Barnabe Googe 1540-1594
(Also Goche, Gougge, Gouche) English poet and translator.
A poet and translator, Googe is best known for Eclogues, Epitaphs, and Sonnets (1563), which is considered to be among the earliest collections of modern English poetry. This collection is credited as partially responsible for establishing the eclogue as an English poetic genre and for helping to usher in the plain-style lyrics that were a popular feature of poetry in the next century. As a translator, Googe is noted for his English versions of Marcellus Palingenius's Zodiake of Life (1560) and Conrad Heresbach's Four Books of Husbandry (1577). Googe's reputation, which considerably declined following his death in 1594, has been revived by literary historians who recognize in his work transmissions of both ideas and stylistic practices that would influence such better-known English writers as Edmund Spenser, William Shakespeare, and John Milton.
Googe was born in Kent in 1540. His mother died when he was still an infant. He attended Cambridge university, receiving his degree from Christ's College at Cambridge in 1555, and later at the Inns of Court. Two years later his father died, leaving Googe an inheritance of considerable property on the condition that he use his education to provide free counsel to those in need. Unable to gain full control of his inheritance until the death of his stepmother, Googe began work as a civil servant, traveling to Spain in the party of the ambassador in 1561. After a stormy courtship and the intervention of the Archbishop of Canterbury, he married Mary Darrell in 1564, with whom he would have nine children. In 1574, his relative Sir William Cecil (who had recently been named Lord Burghley) sent Googe to a post in Ireland. During his years in Ireland, Googe became acquainted with authors Edmund Spenser and Barnabe Riche, as well as composing numerous sketches and letters. In 1582, Googe was appointed provost marshal of Connaught and Thomond, providing him some financial stability but separating him from his family. After the death of his stepmother in 1583-84, he began planning his return to England. He returned to his family home in Lincolnshire in 1585, where he remained until his death in 1594.

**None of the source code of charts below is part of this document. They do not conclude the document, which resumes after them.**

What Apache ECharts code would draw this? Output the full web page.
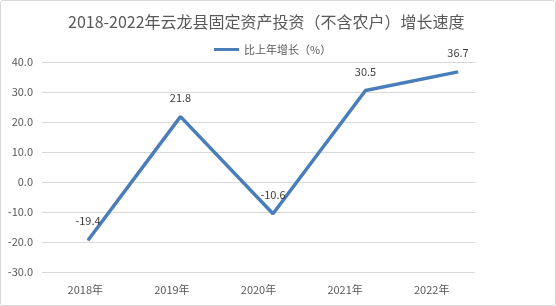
<!DOCTYPE html>
<html>
<head>
<meta charset="utf-8">
<script src="https://cdn.jsdelivr.net/npm/echarts@6/dist/echarts.min.js"></script>
<style>
html,body{margin:0;padding:0;background:#fff;}
#wrap{width:556px;height:306px;box-sizing:border-box;border:1px solid #d9d9d9;border-radius:3px;overflow:hidden;}
#chart{width:554px;height:304px;}
</style>
</head>
<body>
<div id="wrap"><div id="chart"></div></div>
<script>
const titleText = '2018-2022年云龙县固定资产投资（不含农户）增长速度';
const seriesName = '比上年增长（%）';
const categories = ['2018年', '2019年', '2020年', '2021年', '2022年'];
const growth = [-19.4, 21.8, -10.6, 30.5, 36.7];
const yTicks = [-30, -20, -10, 0, 10, 20, 30, 40];

const FONT = '"Liberation Sans Narrow", "Noto Sans CJK SC", sans-serif';
const chart = echarts.init(document.getElementById('chart'));
chart.setOption({
  animation: false,
  textStyle: { fontFamily: FONT },
  title: {
    text: titleText,
    left: 62, top: 8,
    textStyle: { fontSize: 16, fontWeight: 'normal', color: '#595959', fontFamily: '"Noto Sans CJK SC", sans-serif' }
  },
  legend: {
    data: [seriesName],
    left: 208, top: 38,
    icon: 'rect', itemWidth: 25, itemHeight: 3, itemGap: 4,
    textStyle: { fontSize: 11, color: '#595959', fontFamily: '"Noto Sans CJK SC", sans-serif' }
  },
  grid: [
    { left: 41, right: 80, top: 61, bottom: 33 },
    { left: 87, right: 97, top: 61, bottom: 33 }
  ],
  xAxis: [
    {
      type: 'category', gridIndex: 0, data: categories, boundaryGap: true,
      axisLine: { show: false }, axisTick: { show: false },
      axisLabel: { fontSize: 11, color: '#595959', margin: 12, fontFamily: FONT }
    },
    {
      type: 'category', gridIndex: 1, data: categories, boundaryGap: false, show: false
    }
  ],
  yAxis: [
    {
      type: 'value', gridIndex: 0, min: yTicks[0], max: yTicks[yTicks.length - 1], interval: 10,
      axisLine: { show: false }, axisTick: { show: false },
      axisLabel: { fontSize: 11, color: '#595959', margin: 9, formatter: v => v.toFixed(1), fontFamily: FONT },
      splitLine: { lineStyle: { color: '#d9d9d9', width: 1 } }
    },
    {
      type: 'value', gridIndex: 1, min: yTicks[0], max: yTicks[yTicks.length - 1], interval: 10, show: false,
      splitLine: { show: false }
    }
  ],
  series: [{
    name: seriesName,
    type: 'line',
    xAxisIndex: 1, yAxisIndex: 1,
    data: growth,
    symbol: 'circle', symbolSize: 1, showSymbol: true,
    lineStyle: { color: '#4a7ebb', width: 3.5 },
    itemStyle: { color: '#4a7ebb' },
    label: {
      show: true, position: 'top', distance: 13,
      fontSize: 11, color: '#404040', fontFamily: FONT,
      formatter: p => p.value.toFixed(1)
    }
  }]
});
</script>
</body>
</html>
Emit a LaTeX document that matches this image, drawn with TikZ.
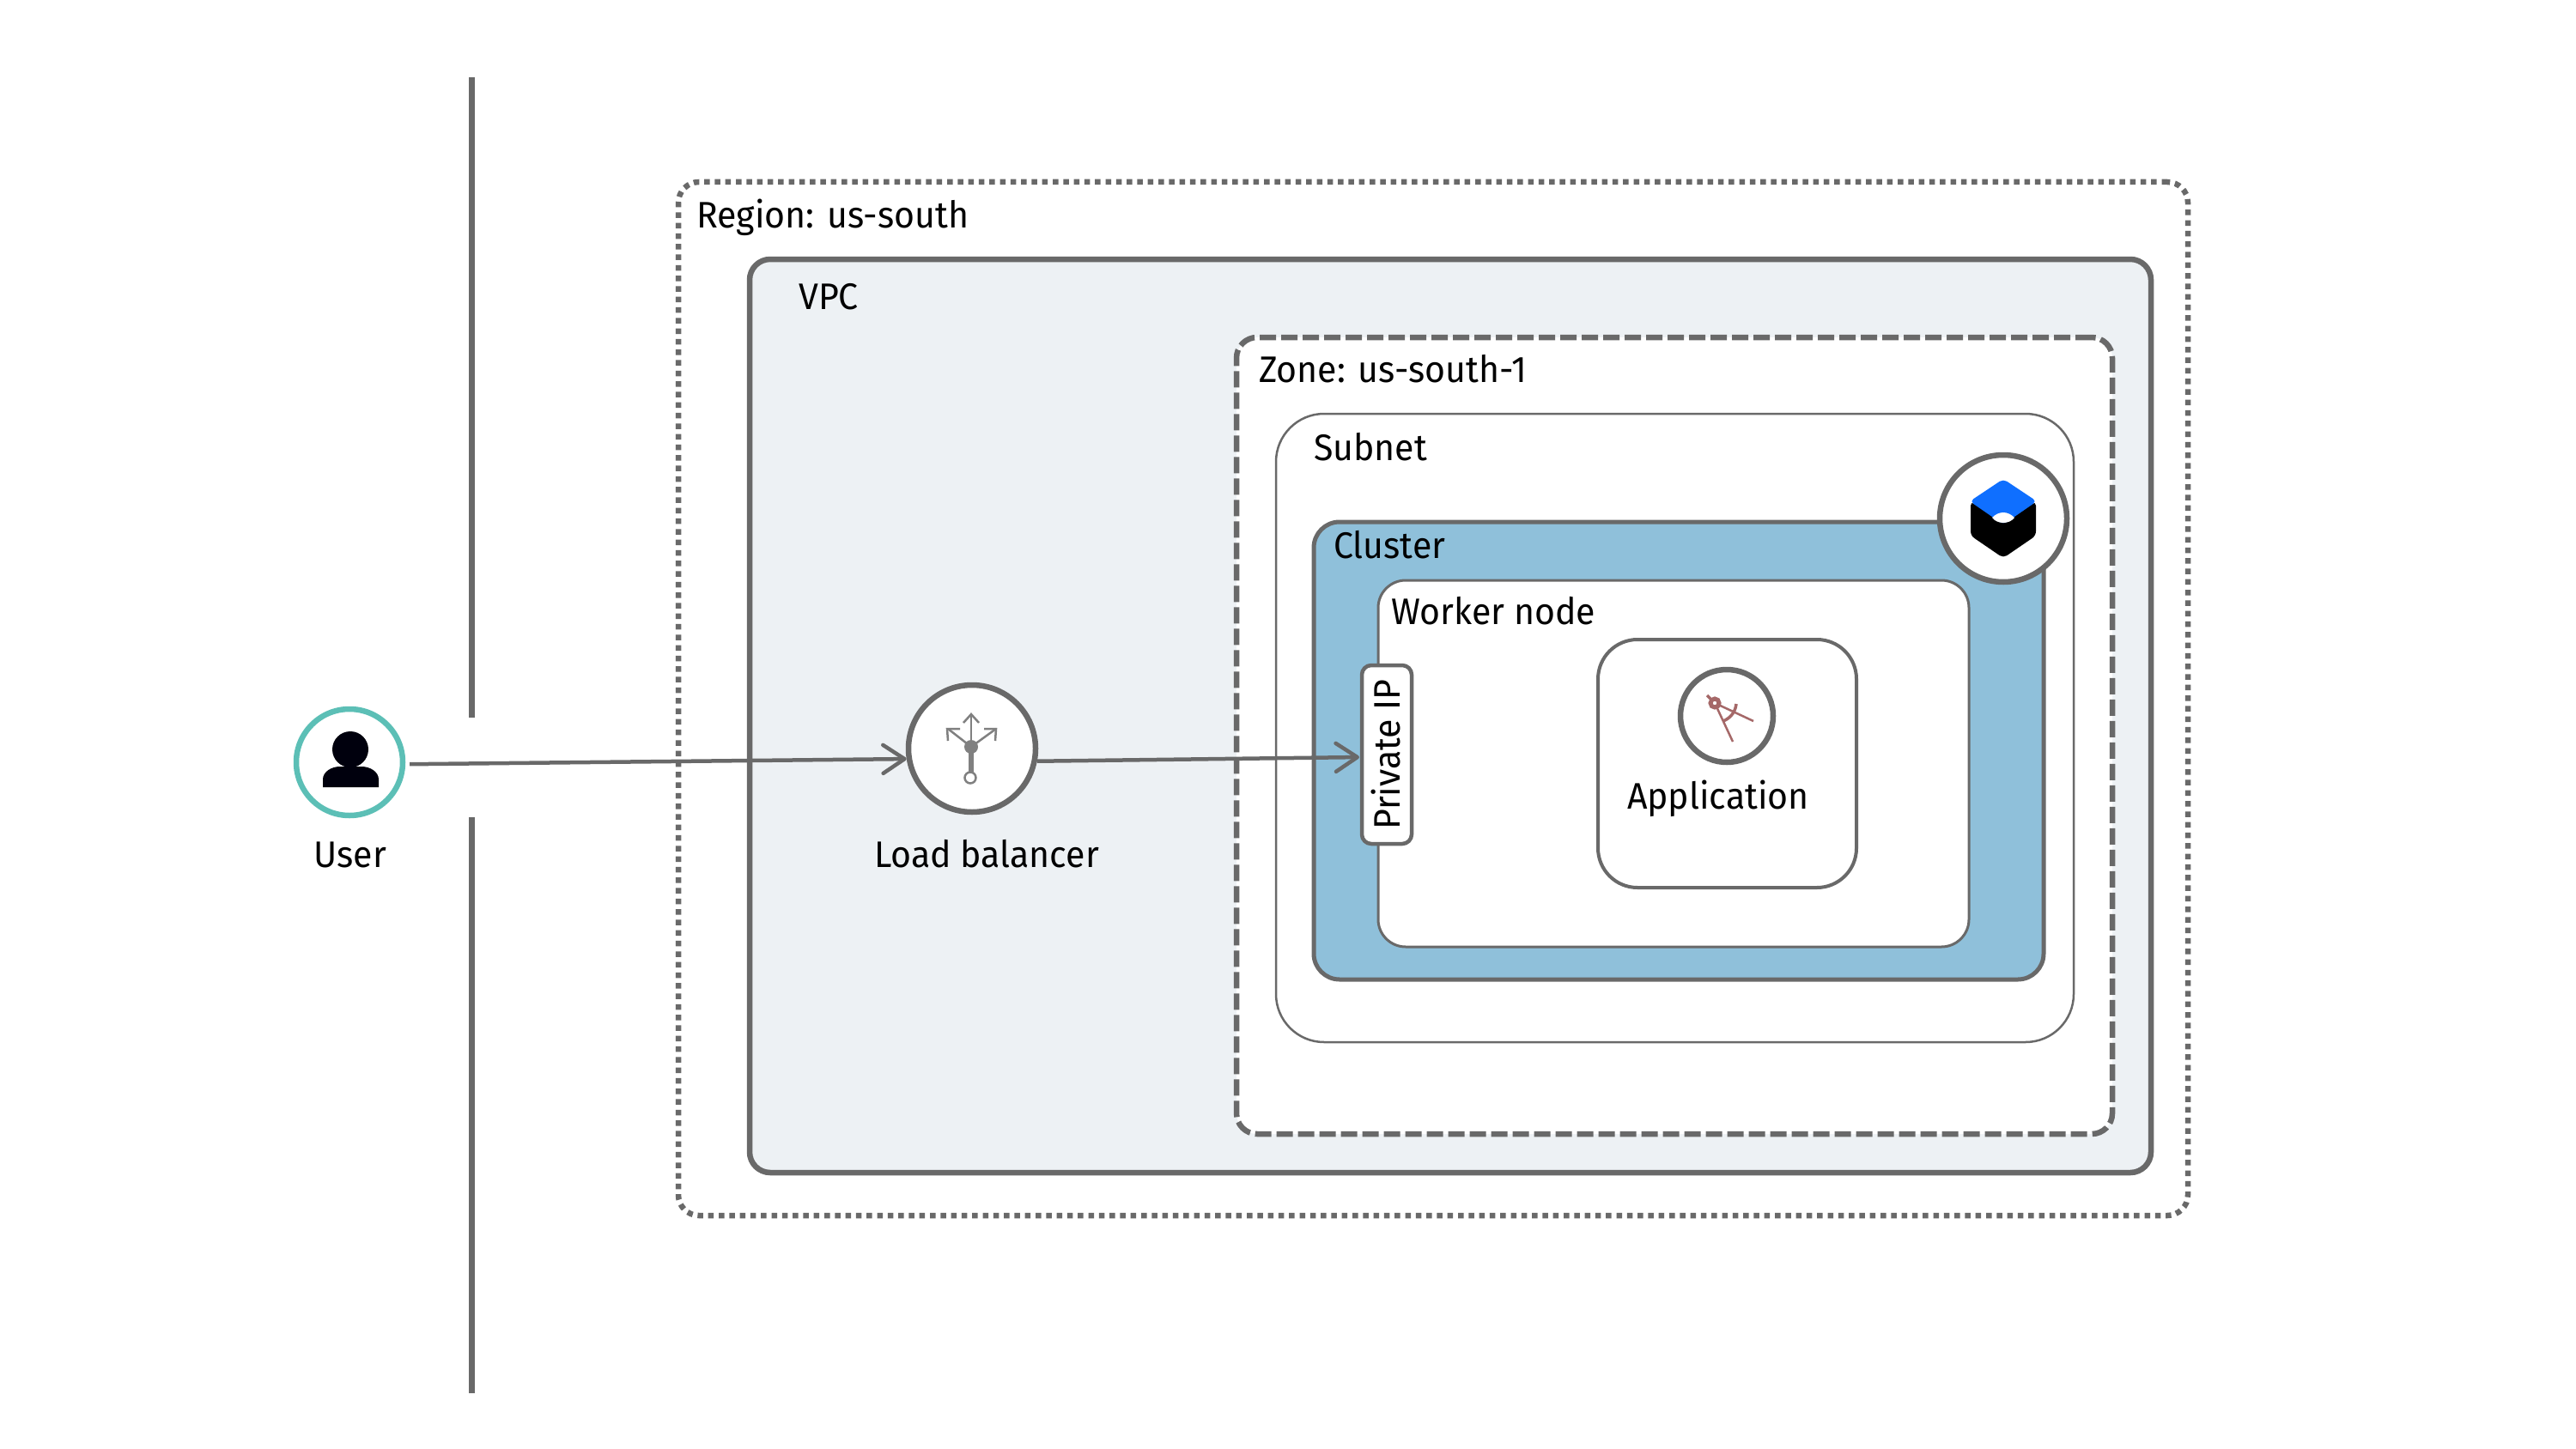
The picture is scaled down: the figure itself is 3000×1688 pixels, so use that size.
\documentclass[tikz,border=0pt]{standalone}
\usepackage{fontspec}
\setmainfont{Fira Sans}[FakeStretch=0.955]
\usetikzlibrary{arrows.meta}
\definecolor{linegray}{HTML}{696969}
\definecolor{vpcfill}{HTML}{EDF1F4}
\definecolor{clusterfill}{HTML}{8FC0DA}
\definecolor{userteal}{HTML}{5CBFB6}
\definecolor{cubeblue}{HTML}{0F6FFF}
\definecolor{appred}{HTML}{A56868}
\tikzset{
  box/.style={draw=linegray, anchor=north west, inner sep=0pt, outer sep=0pt},
  caption/.style={inner sep=0pt, font=\fontsize{43}{50}\selectfont},
  badge/.style={circle, draw=linegray, fill=white, line width=6.5pt, inner sep=0pt},
  flow/.style={draw=linegray, line width=4.5pt, -{Straight Barb[length=25pt,width=33pt,line width=4.5pt,round]}},
}

\begin{document}
\begin{tikzpicture}[x=1pt,y=-1pt]
    \path[use as bounding box] (0, 0) rectangle (3000, 1688);

    % internet boundary
    \coordinate (walltop) at (549, 90);
    \coordinate (wallgapa) at (549, 836);
    \coordinate (wallgapb) at (549, 952);
    \coordinate (wallend) at (549, 1623);
    \draw[linegray, line width=7pt] (walltop) -- (wallgapa);
    \draw[linegray, line width=7pt] (wallgapb) -- (wallend);

    % nested boxes
    \node[box, line width=6.5pt, rounded corners=24pt, dash pattern=on 6.5pt off 5.8pt, minimum width=1758pt, minimum height=1204pt] at (790, 212) (region) {};
    \node[box, line width=6.5pt, rounded corners=24pt, fill=vpcfill, minimum width=1632pt, minimum height=1064pt] at (873, 302) (vpc) {};
    \node[box, line width=6.5pt, rounded corners=24pt, fill=white, dash pattern=on 19pt off 6pt, minimum width=1020pt, minimum height=928pt] at (1440, 393) (zone) {};
    \node[box, line width=2.5pt, rounded corners=56pt, fill=white, minimum width=929pt, minimum height=732pt] at (1486, 482) (subnet) {};
    \node[box, line width=5pt, rounded corners=30pt, fill=clusterfill, minimum width=850pt, minimum height=533pt] at (1530, 608) (cluster) {};
    \node[box, line width=3pt, rounded corners=32pt, fill=white, minimum width=688pt, minimum height=427pt] at (1605, 676) (worker) {};
    \node[box, line width=4pt, rounded corners=46pt, fill=white, minimum width=301pt, minimum height=289pt] at (1861, 745) (app) {};
    \node[draw=linegray, line width=4.5pt, rounded corners=11pt, fill=white, rotate=90, inner sep=0pt, outer sep=0pt, minimum width=208pt, minimum height=58pt, font=\fontsize{43}{50}\selectfont] at (1615, 879) (privateip) {\raisebox{3pt}{Private IP}};

    \node[caption, anchor=base west] at (811, 266) (regionlabel) {Region: us-south};
    \node[caption, anchor=base west] at (930, 360) (vpclabel) {VPC};
    \node[caption, anchor=base west] at (1466, 445) (zonelabel) {Zone: us-south-1};
    \node[caption, anchor=base west] at (1530, 536) (subnetlabel) {Subnet};
    \node[caption, anchor=base west] at (1553, 650) (clusterlabel) {Cluster};
    \node[caption, anchor=base west] at (1620, 727) (workerlabel) {Worker node};
    \node[caption, anchor=base] at (2001, 942) (applabel) {Application};
    \node[caption, anchor=base] at (1149, 1010) (lblabel) {Load balancer};
    \node[caption, anchor=base] at (408, 1010) (userlabel) {User};

    % round icons
    \node[badge, minimum size=148pt] at (2333, 604) (cube) {};
    \node[badge, minimum size=148pt] at (1132, 872) (lb) {};
    \node[badge, minimum size=108pt] at (2011, 834) (appicon) {};
    \node[badge, draw=userteal, minimum size=124pt] at (407, 888) (user) {};

    % cube
    \fill[black, rounded corners=5pt] (2295, 584) -- (2333, 606) -- (2371, 584) -- (2371, 624) -- (2333, 650) -- (2295, 624) -- cycle;
    \fill[cubeblue, rounded corners=5pt] (2333, 558) -- (2372, 584) -- (2333, 611) -- (2294, 584) -- cycle;
    \fill[white] (2320, 603) .. controls (2328, 595) and (2338, 595) .. (2346, 603) .. controls (2340, 611) and (2326, 611) .. cycle;

    % person
    \fill[black!95!blue] (408, 873) circle[radius=21pt];
    \fill[black!95!blue] (376, 917) -- (376, 908) .. controls (376, 899) and (386, 893) .. (396, 893) -- (421, 893) .. controls (431, 893) and (441, 899) .. (441, 908) -- (441, 917) -- cycle;

    % load balancer glyph
    \draw[linegray!85, line width=2.5pt] (1131, 870) -- (1131, 833);
    \draw[linegray!85, line width=2.5pt] (1122, 842) -- (1131, 832) -- (1140, 842);
    \draw[linegray!85, line width=2.5pt] (1131, 870) -- (1104, 849);
    \draw[linegray!85, line width=2.5pt] (1104, 863) -- (1103, 849) -- (1118, 849);
    \draw[linegray!85, line width=2.5pt] (1131, 870) -- (1160, 849);
    \draw[linegray!85, line width=2.5pt] (1146, 849) -- (1160, 849) -- (1159, 863);
    \draw[linegray!85, line width=6pt] (1131, 870) -- (1131, 900);
    \fill[linegray!85] (1131, 870) circle[radius=8pt];
    \draw[linegray!85, fill=white, line width=2.5pt] (1130, 906) circle[radius=6.5pt];

    % compass glyph
    \draw[appred, line width=2.5pt] (1997, 819) -- (2018, 864);
    \draw[appred, line width=2.5pt] (1997, 819) -- (2042, 840);
    \draw[appred, line width=3.5pt] (2022, 820) .. controls (2021, 829) and (2016, 836) .. (2007, 840);
    \draw[appred, line width=3.5pt] (1988, 810) -- (1997, 819);
    \draw[appred, line width=5pt, fill=white] (1997, 819) circle[radius=5pt];

    % connectors
    \draw[flow, shorten <=5pt] (user.-2) -- (lb.189);
    \draw[flow, shorten >=3pt] (lb.-11) -- ([yshift=-3pt]privateip.north);
\end{tikzpicture}
\end{document}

Googe's major work, Eclogues, Epitaphs, and Sonnets, includes many obviously youthful imitations of poems found in Richard Tottel's 1557 Miscellany. Eclogues, Epitaphs, and Sonnets is nevertheless distinguished by its inclusion of eight connected eclogues that reject the genre's glorification of sensual love while at the same time employing the pastoral style of this poetic form. The volume's final poem, an allegorical dream sequence entitled “Cupido Conquered” also seeks to show that romantic and sensual passions should be overcome. While Eclogues, Epitaphs, and Sonnets is regarded as Googe's most enduring literary achievement, during his lifetime he was known primarily for his translations. In 1560, Googe published a translation of the first three books of Palingenius's Zodiacus vitae, a philosophical poem about nature, the human condition, and the path to spiritual salvation. By 1565, Googe had completed his translation of all twelve books of The Zodiake of Life, which soon became a standard school text. In 1569, Googe published The Ship of Safeguard, an allegorical poem that Googe translated liberally from two Christian legends. Following Queen Elizabeth's excommunication from the Catholic Church in 1570, Googe published The Popish Kingdom; or, Reign of Antichrist, a translation of Thomas Kirchmeyer's anti-Catholic diatribe. In 1577, Googe produced one of his most celebrated translations, Four Books of Husbandry, based on Conrad Heresbach's work on agricultural practices. In addition to translating this volume, Googe also augmented it by introducing numerous prose digressions on food and farming. Over the next decade, Googe translated several more works, including a volume of Latin poetry, a collection of Spanish proverbs, and a work about medicinal herbs.
Googe intended his translations for the moral and practical education of his countrymen. This was especially the case with Zodiake of Life and Four Books of Husbandry, which drew praise from Googe's Elizabethan contemporaries for their faithfulness to the originals. While Googe was largely forgotten in the century following his death, his poetry was rediscovered in the eighteenth century by literary historians, most of whom condemned his poetic output as unorigional. Only in the twentieth century has the critical assessment of Googe's works become more positive, with critics viewing his lyric poetry as an early example of the plain style favored by later, more prominent poets. Yvor Winters describes “Of Money” as one of the greatest lyric poems of its age, and it has since become one of Googe's most anthologized poems. Nevertheless, studies of Googe's poetry tend to concentrate more on its literary influence than on its intrinsic merits. His poetic output is most often adduced for two purposes: first, to argue for the influence of Tottel's Miscellany, thus demonstrating Googe's importance in leading the transition from religious to personal poetry, and, second, to illustrate his part in introducing the poetic form of the eclogue into English letters.